We started getting some absolutely gorgeous pieces from our writers. There were times when I would come to work and head to the coffee machine—Albie had started putting two packets of American Ace in the machine, thinking it would stir up an otherwise lethargic company—and read stuff that was so poetic it made me weep. And I have to say that while I have been at the paper for 10 years now and have read a lot of stories, the ones engrained in my mind are the stories that came out that first year. After seeing the quality of the writing, any editor in America would have known instantly that the paper couldn’t help but succeed.
I think of Kay West, who one afternoon decided to write a piece on Ron Guidry, the legendary former Yankees pitcher, who was trying to make a comeback in the minor leagues and was pitching out at Greer Stadium. Kay had already covered Guidry when he was a Yankee and she was writing for the Soho Weekly News. In his Nashville appearance, Guidry got shelled. At the end of her piece, Kay wrote, “I’d rather remember a summer evening in 1978, when Yankee Stadium rocked with the sound of 100,000 clapping hands, urging a slight, left-handed pitcher to throw the ball faster. Impossibly, he did.”
Phil Ashford started doing serious damage in the political arena. John Bridges was turning in impeccable jewels every week in a column called “Keeping Up.” Bernie Sheahan turned an innocent little weekly feature on people’s houses into classic Southern storytelling.
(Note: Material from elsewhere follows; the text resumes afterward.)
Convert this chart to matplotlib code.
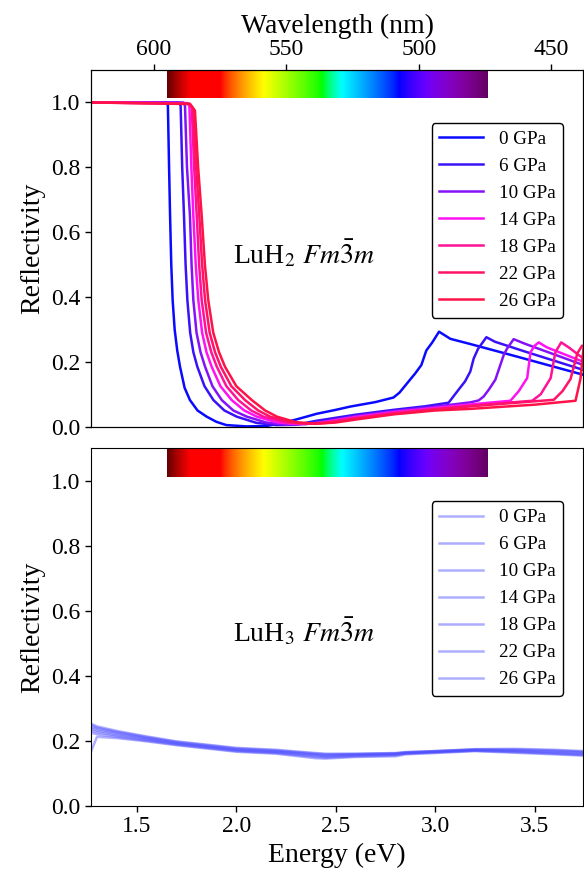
import numpy as np
import matplotlib
matplotlib.use("Agg")
import matplotlib.pyplot as plt

plt.rcParams["font.family"] = ["Liberation Serif", "DejaVu Serif"]
plt.rcParams["mathtext.fontset"] = "stix"

pressures = ["0 GPa", "6 GPa", "10 GPa", "14 GPa", "18 GPa", "22 GPa", "26 GPa"]
colors_h2 = ["#0a0aff", "#3a12f8", "#8412f8", "#ff12f2", "#ff1296", "#ff1268", "#ff1248"]

# LuH2 reflectivity, one (energy, R) list per pressure
e_h2_0 = [1.268, 1.650, 1.656, 1.662, 1.667, 1.673, 1.680, 1.690, 1.703, 1.717, 1.740, 1.767,
          1.805, 1.851, 1.900, 1.950, 2.050, 2.150, 2.220, 2.300, 2.405, 2.500, 2.572, 2.700,
          2.790, 2.820, 2.860, 2.900, 2.930, 2.955, 2.985, 3.019, 3.076, 3.176, 3.400, 3.745]
r_h2_0 = [1.000, 1.000, 0.990, 0.800, 0.650, 0.500, 0.390, 0.300, 0.235, 0.185, 0.120, 0.082,
          0.050, 0.031, 0.015, 0.005, 0.001, 0.002, 0.010, 0.022, 0.040, 0.052, 0.062, 0.076,
          0.090, 0.105, 0.135, 0.165, 0.190, 0.235, 0.260, 0.293, 0.271, 0.255, 0.218, 0.160]

e_h2_6 = [1.268, 1.712, 1.720, 1.728, 1.737, 1.745, 1.754, 1.768, 1.784, 1.804, 1.840, 1.885,
          1.940, 2.002, 2.100, 2.200, 2.300, 2.400, 2.600, 2.790, 2.950, 3.067, 3.117, 3.150,
          3.176, 3.193, 3.215, 3.257, 3.300, 3.450, 3.745]
r_h2_6 = [1.000, 1.000, 0.990, 0.800, 0.650, 0.500, 0.390, 0.290, 0.230, 0.185, 0.125, 0.082,
          0.050, 0.031, 0.012, 0.005, 0.006, 0.018, 0.037, 0.052, 0.063, 0.074, 0.114, 0.140,
          0.170, 0.210, 0.240, 0.276, 0.262, 0.232, 0.175]

e_h2_10 = [1.268, 1.733, 1.742, 1.752, 1.767, 1.775, 1.784, 1.800, 1.820, 1.843, 1.880, 1.927,
           1.985, 2.053, 2.150, 2.250, 2.350, 2.450, 2.600, 2.790, 3.000, 3.176, 3.218, 3.243,
           3.270, 3.302, 3.344, 3.360, 3.394, 3.450, 3.745]
r_h2_10 = [1.000, 1.000, 0.990, 0.800, 0.650, 0.500, 0.390, 0.290, 0.230, 0.185, 0.125, 0.082,
           0.050, 0.031, 0.013, 0.006, 0.008, 0.017, 0.033, 0.048, 0.062, 0.075, 0.081, 0.093,
           0.115, 0.145, 0.221, 0.240, 0.270, 0.256, 0.190]

e_h2_14 = [1.268, 1.752, 1.764, 1.774, 1.784, 1.796, 1.809, 1.828, 1.850, 1.876, 1.920, 1.977,
           2.040, 2.103, 2.200, 2.300, 2.400, 2.500, 2.600, 2.790, 3.000, 3.200, 3.378, 3.420,
           3.462, 3.479, 3.500, 3.520, 3.560, 3.745]
r_h2_14 = [1.000, 0.998, 0.990, 0.800, 0.650, 0.500, 0.390, 0.290, 0.230, 0.185, 0.125, 0.082,
           0.050, 0.031, 0.014, 0.008, 0.010, 0.020, 0.030, 0.045, 0.058, 0.070, 0.080, 0.110,
           0.150, 0.230, 0.250, 0.260, 0.245, 0.200]

e_h2_18 = [1.268, 1.760, 1.776, 1.788, 1.801, 1.813, 1.826, 1.848, 1.874, 1.902, 1.950, 2.010,
           2.075, 2.136, 2.250, 2.350, 2.450, 2.600, 2.790, 3.000, 3.200, 3.487, 3.530, 3.580,
           3.604, 3.633, 3.670, 3.745]
r_h2_18 = [1.000, 0.997, 0.985, 0.800, 0.650, 0.500, 0.390, 0.290, 0.230, 0.185, 0.125, 0.082,
           0.050, 0.031, 0.013, 0.009, 0.013, 0.027, 0.042, 0.055, 0.066, 0.080, 0.100, 0.150,
           0.230, 0.260, 0.245, 0.210]

e_h2_22 = [1.268, 1.765, 1.784, 1.798, 1.814, 1.828, 1.843, 1.866, 1.893, 1.922, 1.975, 2.044,
           2.110, 2.170, 2.280, 2.380, 2.480, 2.600, 2.790, 3.000, 3.200, 3.596, 3.640, 3.680,
           3.714, 3.738, 3.745]
r_h2_22 = [1.000, 0.996, 0.980, 0.800, 0.650, 0.500, 0.390, 0.290, 0.230, 0.185, 0.125, 0.082,
           0.050, 0.031, 0.013, 0.009, 0.013, 0.025, 0.040, 0.053, 0.064, 0.083, 0.110, 0.147,
           0.226, 0.250, 0.248]

e_h2_26 = [1.268, 1.768, 1.792, 1.808, 1.826, 1.842, 1.859, 1.884, 1.913, 1.943, 2.000, 2.078,
           2.145, 2.204, 2.300, 2.400, 2.500, 2.600, 2.790, 3.000, 3.176, 3.500, 3.705, 3.730,
           3.745]
r_h2_26 = [1.000, 0.995, 0.975, 0.800, 0.650, 0.500, 0.390, 0.290, 0.230, 0.185, 0.125, 0.082,
           0.050, 0.031, 0.014, 0.009, 0.013, 0.022, 0.038, 0.050, 0.055, 0.068, 0.080, 0.148,
           0.240]

e_h2 = [e_h2_0, e_h2_6, e_h2_10, e_h2_14, e_h2_18, e_h2_22, e_h2_26]
r_h2 = [r_h2_0, r_h2_6, r_h2_10, r_h2_14, r_h2_18, r_h2_22, r_h2_26]

# LuH3 reflectivity on a shared energy grid
e_h3 = [1.268, 1.30, 1.40, 1.55, 1.70, 1.85, 2.00, 2.20, 2.40, 2.45, 2.60, 2.80, 2.85,
        3.00, 3.20, 3.40, 3.60, 3.745]
r_h3_0 = [0.165, 0.212, 0.208, 0.198, 0.186, 0.176, 0.166, 0.160, 0.146, 0.145, 0.150, 0.152,
          0.158, 0.162, 0.168, 0.163, 0.158, 0.154]
r_h3_6 = [0.225, 0.220, 0.212, 0.200, 0.188, 0.178, 0.168, 0.162, 0.150, 0.148, 0.152, 0.155,
          0.160, 0.164, 0.169, 0.165, 0.160, 0.156]
r_h3_10 = [0.232, 0.226, 0.216, 0.203, 0.190, 0.180, 0.170, 0.164, 0.153, 0.151, 0.154, 0.157,
           0.161, 0.165, 0.170, 0.167, 0.162, 0.158]
r_h3_14 = [0.238, 0.231, 0.220, 0.206, 0.192, 0.182, 0.172, 0.166, 0.156, 0.153, 0.156, 0.159,
           0.162, 0.166, 0.171, 0.169, 0.165, 0.161]
r_h3_18 = [0.243, 0.236, 0.224, 0.208, 0.194, 0.184, 0.174, 0.168, 0.158, 0.156, 0.158, 0.160,
           0.163, 0.167, 0.172, 0.171, 0.167, 0.164]
r_h3_22 = [0.248, 0.240, 0.227, 0.211, 0.196, 0.186, 0.176, 0.170, 0.160, 0.158, 0.159, 0.161,
           0.164, 0.168, 0.173, 0.173, 0.170, 0.166]
r_h3_26 = [0.253, 0.244, 0.230, 0.213, 0.198, 0.188, 0.178, 0.172, 0.162, 0.160, 0.160, 0.162,
           0.165, 0.168, 0.174, 0.175, 0.172, 0.168]
r_h3 = [r_h3_0, r_h3_6, r_h3_10, r_h3_14, r_h3_18, r_h3_22, r_h3_26]

e_min, e_max = 1.268, 3.745
wl_top = (623.9, 437.8)
wl_ticks = [600, 550, 500, 450]
spec_nm = (380, 750)


def wavelength_to_rgb(wl, gamma=0.8):
    """Approximate visible colour for a wavelength in nm."""
    if wl < 440:
        r, g, b = -(wl - 440) / (440 - 380), 0.0, 1.0
    elif wl < 490:
        r, g, b = 0.0, (wl - 440) / (490 - 440), 1.0
    elif wl < 510:
        r, g, b = 0.0, 1.0, -(wl - 510) / (510 - 490)
    elif wl < 580:
        r, g, b = (wl - 510) / (580 - 510), 1.0, 0.0
    elif wl < 645:
        r, g, b = 1.0, -(wl - 645) / (645 - 580), 0.0
    else:
        r, g, b = 1.0, 0.0, 0.0
    if wl < 420:
        f = 0.3 + 0.7 * (wl - 380) / (420 - 380)
    elif wl > 700:
        f = 0.3 + 0.7 * (750 - wl) / (750 - 700)
    else:
        f = 1.0
    return [(c * f) ** gamma for c in (r, g, b)]


e_lo, e_hi = 1240.0 / spec_nm[1], 1240.0 / spec_nm[0]
spec_e = np.linspace(e_lo, e_hi, 600)
spectrum = np.array([[wavelength_to_rgb(1240.0 / e) for e in spec_e]])


def add_spectrum(ax):
    ax.imshow(spectrum, extent=[e_lo, e_hi, 1.013, 1.1], aspect="auto",
              interpolation="bilinear", zorder=1)


fig = plt.figure(figsize=(5.84, 8.71), dpi=100)
ax1 = fig.add_axes([0.1553, 0.5101, 0.8438, 0.4095])
ax2 = fig.add_axes([0.1553, 0.0750, 0.8438, 0.4103])

for e, r, c, lab in zip(e_h2, r_h2, colors_h2, pressures):
    ax1.plot(e, r, color=c, lw=1.8, label=lab, zorder=2)
for r, lab in zip(r_h3, pressures):
    ax2.plot(e_h3, r, color=(0.3, 0.3, 1.0), alpha=0.45, lw=1.8, label=lab, zorder=2)

for ax, name in [(ax1, r"LuH$_2$ $Fm\bar{3}m$"), (ax2, r"LuH$_3$ $Fm\bar{3}m$")]:
    ax.set_xlim(e_min, e_max)
    ax.set_ylim(0, 1.1)
    add_spectrum(ax)
    ax.set_yticks([0.0, 0.2, 0.4, 0.6, 0.8, 1.0])
    ax.set_ylabel("Reflectivity", fontsize=20)
    ax.tick_params(labelsize=17, length=4, width=1, direction="out")
    ax.text(0.433, 0.487, name, transform=ax.transAxes, fontsize=20,
            ha="center", va="center")
    leg = ax.legend(loc="upper right", bbox_to_anchor=(0.959, 0.852), borderaxespad=0,
                    fontsize=13.8, handlelength=2.3, frameon=True, framealpha=1,
                    edgecolor="black", fancybox=True)
    leg.get_frame().set_linewidth(1.0)

ax2.set_xticks([1.5, 2.0, 2.5, 3.0, 3.5])
ax2.set_xlabel("Energy (eV)", fontsize=20)

# wavelength scale along the top of the upper panel
ax_wl = ax1.twiny()
ax_wl.set_xlim(*wl_top)
ax_wl.set_xticks(wl_ticks)
ax_wl.tick_params(labelsize=17, length=4, width=1)
ax_wl.set_xlabel("Wavelength (nm)", fontsize=20)
ax1.tick_params(axis="x", bottom=False, labelbottom=False)

fig.savefig("out.png", dpi=100)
Clark Parsons wrote some very hilarious stuff in a column entitled “An American in Nashville.” And Susan Quick got the city’s social circles in a wad with her gossipy chatter in “Queazy Scene.”
All an editor could do was marvel.
Those early days were instructive to us all. We quickly learned libel law when we referred to a local TV reporter as a “blonde on a stick” and allegedly messed up her contract negotiations. We learned how difficult it could be to work with a mentally ill photographer who was also homeless. We learned that powerful people in Nashville really were insulated from coverage, because back then the daily newspapers—run by Irby Simpkins and John Seigenthaler—were part of what Ashford referred to as “a pernicious alliance of the local power structure and the daily newspapers, a closed social loop, and a stale complacency.”
Truthfully, we were out to attack it and stab it in the heart.
To be honest, the power structure stabbed back. But one day, a funny thing happened. It just went away.
Nashville is such a different city now than it was in 1989. For that matter, the Scene is a different paper.
If we began as all style and no substance, that has been reversed. If we began as a screaming child, it’s fair to say we’ve reached young adulthood. Unlike many other alternative newspapers across the country, my writers know not to cover the alternative stories in this city. They know to cover the most important, most germane, most significant stories taking place in Nashville. And they know to do it in their own way: intelligently, cogently, thoroughly, analytically. Sometimes we fail, sometimes we succeed.
If you think this entire 10th-anniversary issue is just one huge, self-congratulatory piece wherein we slap ourselves on the back for a job well done, you’re welcome to think so. For our part, however, we think the growth of the Scene has mirrored the growth of the city in a number of ways. Sometimes, by writing what we’ve been through, the city might learn more about itself.
I want to conclude by thanking the city of Nashville. And by saying that in the decade about to be concluded, there’s been no better job in journalism today than being editor of this paper.